Marriage is not a country club

Earlier this month, we witnessed a historic election.

Not only did we elect the first black president of the United States, but several states made important decisions related to their domestic agenda. One in particular is California’s Proposition 8, which defines marriage as being only between a man and a woman.

David House wrote to the Indiana Daily Student last week to defend Proposition 8. As a gender studies class, we are writing in response both to Mr. House and about the issue more broadly. The class has varying opinions, but we all want to address Prop 8 as an issue that violates basic human rights.

Indeed, fear-based concerns about what might happen should gay marriage laws pass – such as those luridly imagined by David House in his letter to the editor last week – work to justify homophobia and oppression. Personal beliefs concerning homosexuality should not deny rights of equal opportunity. In a nation that believes in the First Amendment – freedom of speech – we should also uphold that just because a person disagrees with or does not support homosexuality does not give that person the authority to call others abnormal or immoral.

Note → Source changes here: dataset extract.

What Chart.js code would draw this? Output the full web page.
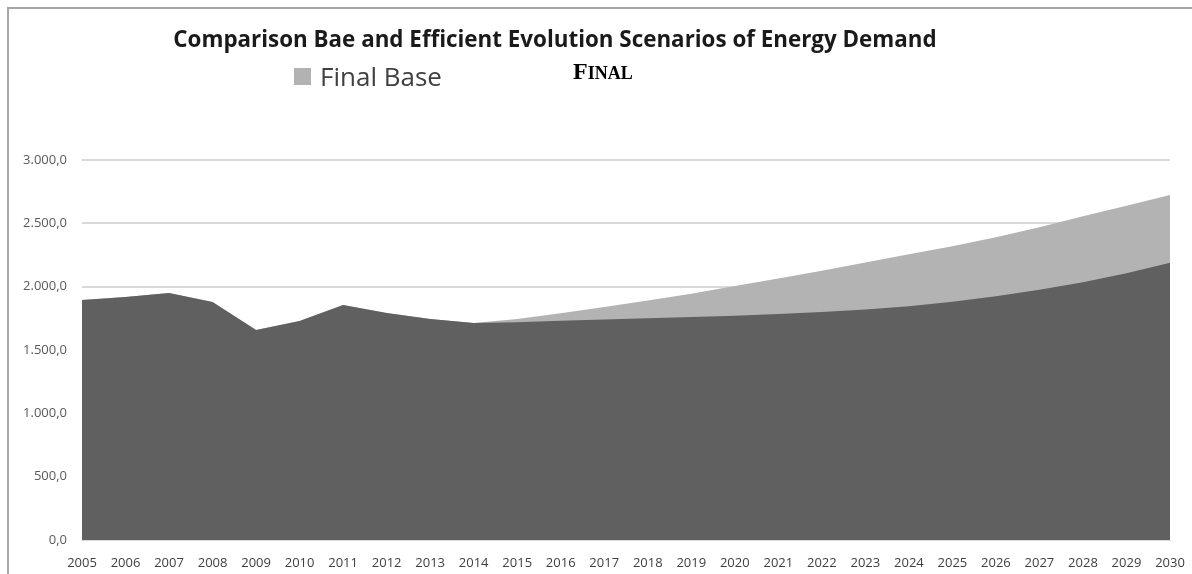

Further, academic and scientific studies – almost 21 over the last decade – conclude that children of gay parents are stable and healthy. These studies found no significant differences between traditional nuclear families (a mom, a dad, a dog and a white picket fence) and those that had more non-conventional families, beliefs and upbringings.

It’s not the number of parents, their sexuality or gender that matters – it is the quality and longevity of parenting offered by the primary caregiver.

The ideal marriage/family type must be fluid and allow for individuality and diversity. We teach our children that they are special and that no one else is like them, yet we fail to practice what we preach.

Civil unions are not enough. They do not provide homosexual couples with the same legal or social rights as married couples. Indeed, the symbolic discrepancy insinuates that one (heterosexual marriage) is better than the other (civil union) and heterosexuals have and deserve a higher status than homosexuals. This is the same logic that fueled the Jim Crow era of “separate but equal.”

As one further complication, the wording on Prop 8 is highly confusing. A “yes” vote on Prop 8 essentially states that one does not agree with gay marriage. A “no” vote means that yes, one does agree with gay marriage. If no, vote yes. You’re confused, right? So were many Californians. Because of this, we cannot really see the recent passage of Proposition 8 as a fair indicator of a popular mandate against gay marriage.

We all grew up in the same America, yet we do not all have the same concept of marriage. Legislation needs to find social change, not follow it.

Marriage is not a country club, where an elite group gets to decide who can be a member.

Therefore, we ask our readers to consider that in a democratic country, we need to be open to difference and support laws that protect human rights for all.